Judge throws out President Trump’s $15billion defamation case against New York Times

A United States federal judge has dismissed former President Donald Trump’s $15 billion defamation lawsuit against The New York Times, ruling that the case was improperly filed and filled with irrelevant material.

US District Judge, Steven Merryday, in a decision issued Friday, said Trump’s 85-page complaint against the newspaper, four of its reporters, and publisher Penguin Random House violated federal civil procedure rules by failing to provide a clear and concise argument.

Instead of presenting a straightforward legal claim, Merryday said the lawsuit was “decidedly improper and impermissible,” noting it was weighed down with political rhetoric, attacks on critics.

Reuters reports that he faulted the Republican president for instead packing the 85-page complaint with unnecessary attacks against critics, statements lauding his successes and “singular brilliance,” and even a defence of his late father Fred Trump.

According to the Tampa, Florida-based judge, “A complaint is not a public forum for vituperation and invective — not a protected platform to rage against an adversary.  “A complaint is not a megaphone for public relations or a podium for a passionate oration at a political rally.”

Merryday, who was appointed by former Republican President George H.W. Bush, granted Trump 28 days to submit an amended complaint, limited to 40 pages and presented “in a professional and dignified manner.”
Meanwhile, Trump’s legal team vows to comply with Judge’s orders.

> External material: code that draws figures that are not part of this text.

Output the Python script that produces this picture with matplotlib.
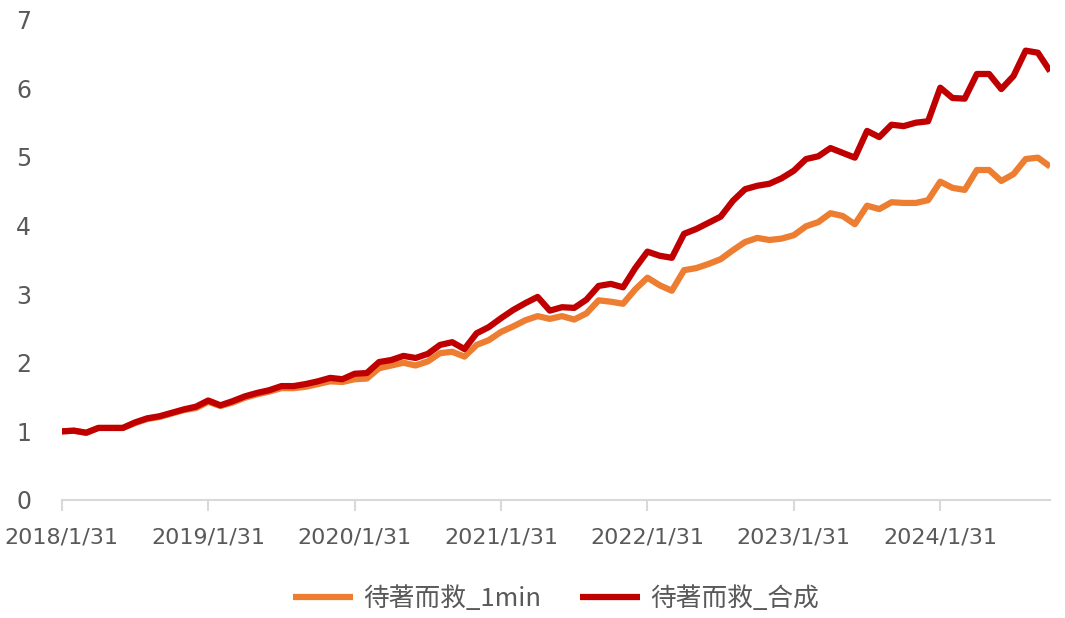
import numpy as np
import pandas as pd
import matplotlib
matplotlib.use("Agg")
import matplotlib.pyplot as plt

plt.rcParams["font.family"] = ["Noto Sans CJK SC", "DejaVu Sans"]

dates = pd.date_range("2018-01-31", periods=82, freq="ME")

series_1min = [
    1.00, 1.01, 0.98, 1.05, 1.05, 1.05, 1.12, 1.18, 1.21, 1.26, 1.31, 1.34,
    1.43, 1.37, 1.42, 1.49, 1.54, 1.58, 1.63, 1.63, 1.65, 1.69, 1.73, 1.72,
    1.76, 1.77, 1.92, 1.96, 2.00, 1.96, 2.02, 2.14, 2.16, 2.09, 2.26, 2.33,
    2.45, 2.53, 2.62, 2.68, 2.64, 2.68, 2.63, 2.72, 2.91, 2.89, 2.86, 3.07,
    3.24, 3.13, 3.05, 3.35, 3.38, 3.44, 3.51, 3.64, 3.76, 3.82, 3.79, 3.81,
    3.86, 3.99, 4.05, 4.18, 4.14, 4.02, 4.29, 4.24, 4.34, 4.33, 4.33, 4.37,
    4.64, 4.55, 4.52, 4.81, 4.81, 4.65, 4.75, 4.97, 4.99, 4.86,
]

series_combo = [
    1.00, 1.01, 0.98, 1.05, 1.05, 1.05, 1.13, 1.19, 1.22, 1.27, 1.32, 1.36,
    1.45, 1.38, 1.44, 1.51, 1.56, 1.60, 1.66, 1.66, 1.69, 1.73, 1.78, 1.76,
    1.84, 1.85, 2.01, 2.04, 2.10, 2.07, 2.13, 2.26, 2.30, 2.20, 2.43, 2.52,
    2.65, 2.77, 2.87, 2.96, 2.76, 2.81, 2.80, 2.92, 3.12, 3.15, 3.10, 3.38,
    3.62, 3.56, 3.53, 3.88, 3.95, 4.04, 4.13, 4.36, 4.53, 4.58, 4.61, 4.69,
    4.80, 4.97, 5.01, 5.13, 5.06, 4.99, 5.38, 5.29, 5.47, 5.45, 5.50, 5.52,
    6.01, 5.86, 5.85, 6.21, 6.21, 5.99, 6.18, 6.55, 6.52, 6.25,
]

labels = ["待著而救_1min", "待著而救_合成"]
colors = ["#ED7D31", "#C00000"]

x = np.arange(len(dates))
tick_pos = x[::12]
tick_labels = [f"{d.year}/{d.month}/{d.day}" for d in dates[::12]]

fig = plt.figure(figsize=(10.65, 6.18), dpi=100)
ax = fig.add_axes([0.058, 0.191, 0.928, 0.777])

ax.plot(x, series_1min, color=colors[0], lw=4.5, label=labels[0],
        solid_joinstyle="round", solid_capstyle="butt")
ax.plot(x, series_combo, color=colors[1], lw=4.5, label=labels[1],
        solid_joinstyle="round", solid_capstyle="butt")

ax.set_xlim(0, len(dates) - 1)
ax.set_ylim(0, 7)
ax.set_yticks(range(0, 8))

for side in ["top", "right", "left"]:
    ax.spines[side].set_visible(False)
ax.spines["bottom"].set_color("#D9D9D9")
ax.spines["bottom"].set_linewidth(1.5)

ax.set_xticks(tick_pos)
ax.set_xticklabels(tick_labels, family="DejaVu Sans")
ax.tick_params(axis="x", direction="out", length=8, width=1.5, color="#D9D9D9",
               labelsize=16, labelcolor="#595959", pad=12)
ax.tick_params(axis="y", length=0, labelsize=17, labelcolor="#595959", pad=22)
for t in ax.get_yticklabels():
    t.set_family("DejaVu Sans")

leg = ax.legend(loc="upper center", bbox_to_anchor=(0.5, -0.13), ncol=2,
                frameon=False, fontsize=18.5, handlelength=2.35,
                columnspacing=1.5, handletextpad=0.4)
for t in leg.get_texts():
    t.set_color("#595959")

fig.savefig("out.png", dpi=100)
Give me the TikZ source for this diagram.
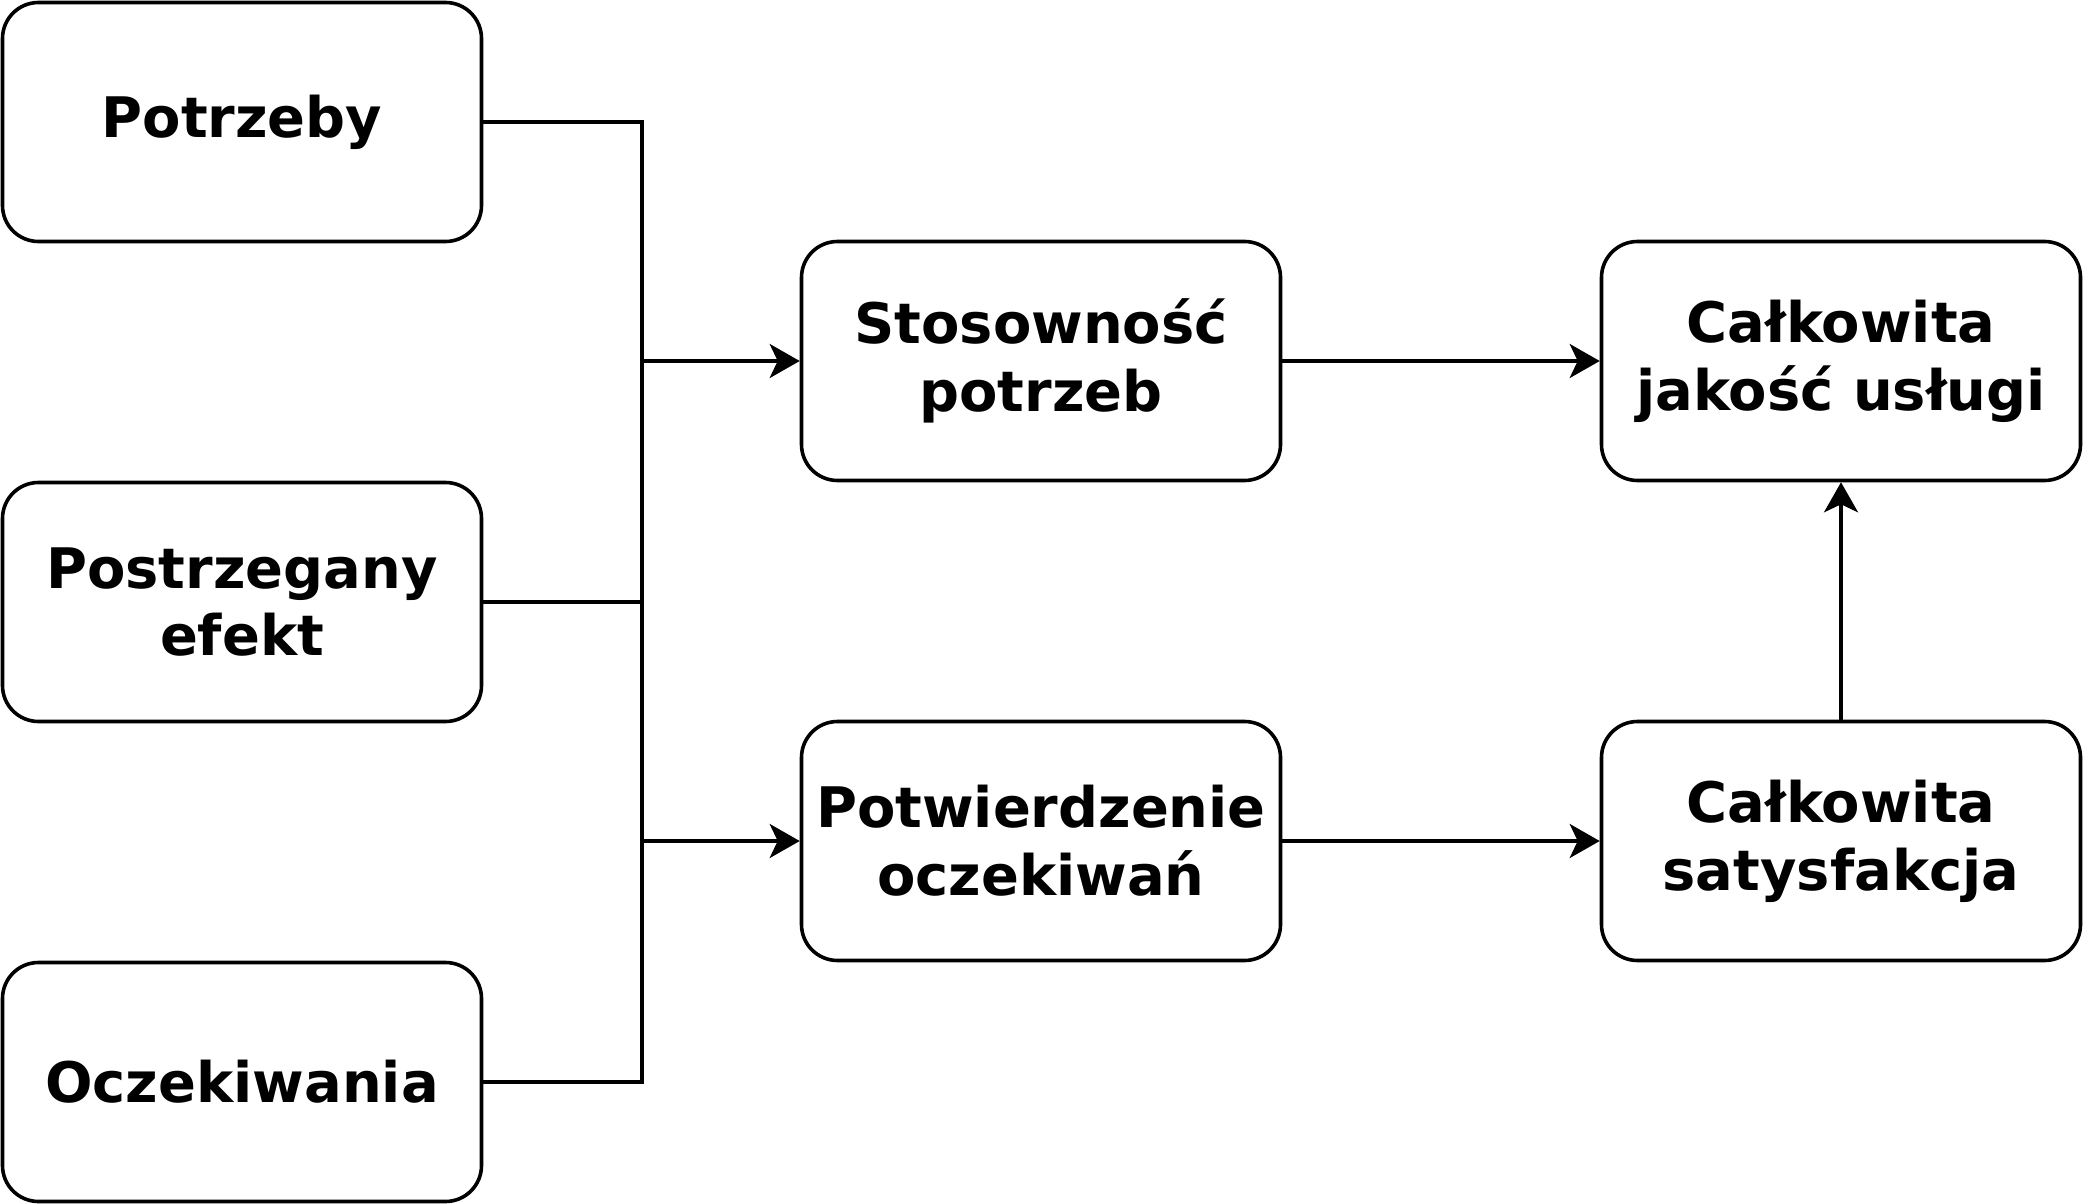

A spokesperson for former President Donald Trump’s legal team said in a statement: “President Trump will continue to hold the Fake News accountable through this powerhouse lawsuit against the New York Times, its reporters, and Penguin Random House, in accordance with the judge’s direction on logistics.”

However, a Times spokesperson said: “We welcome the judge’s quick ruling, which recognized that the complaint was a political document rather than a serious legal filing.”

Penguin Random House welcomed the dismissal, pointing to the judge’s characterization of the lawsuit as “improper and impermissible.”
Trump has increasingly relied on the courts in his efforts to curb reporting and commentary he views as unfair.

The lawsuit targeted three articles and a book authored by two Times reporters, with Trump alleging that the defendants defamed him ahead of the 2024 presidential election in an attempt to damage his campaign and undermine his image as a successful businessman.

Meanwhile, Friday’s ruling marked a rare rebuke by a federal judge to a sitting president over proper judicial conduct.

In a four-page order, Judge Merryday stated that plaintiffs like Trump are supposed to “fairly, precisely, directly, soberly, and economically” tell defendants in complaints why they are being sued.

However, Trump’s complaint said the defendants “baselessly hate President Trump in a deranged way,” and that their actions “represent a new journalistic low for the hopelessly compromised and tarnished ‘Gray Lady,'” a nickname for the Times.

It also contended that the Times itself was “deranged” for endorsing Democrat Kamala Harris for president.

“Although lawyers receive a modicum of expressive latitude in pleading the claim of a client,” Merryday wrote, “the complaint in this action extends far beyond the outer bound of that latitude.”

One of Trump’s attorneys is also handling his $10 billion defamation lawsuit against Rupert Murdoch and the Wall Street Journal, stemming from an article about a 2003 birthday greeting sent to the late financier Jeffrey Epstein.

Meanwhile, two of his other lawyers secured a $16 million settlement in July with Paramount Global, the parent company of CBS News, over the editing of a “60 Minutes” interview with Harris.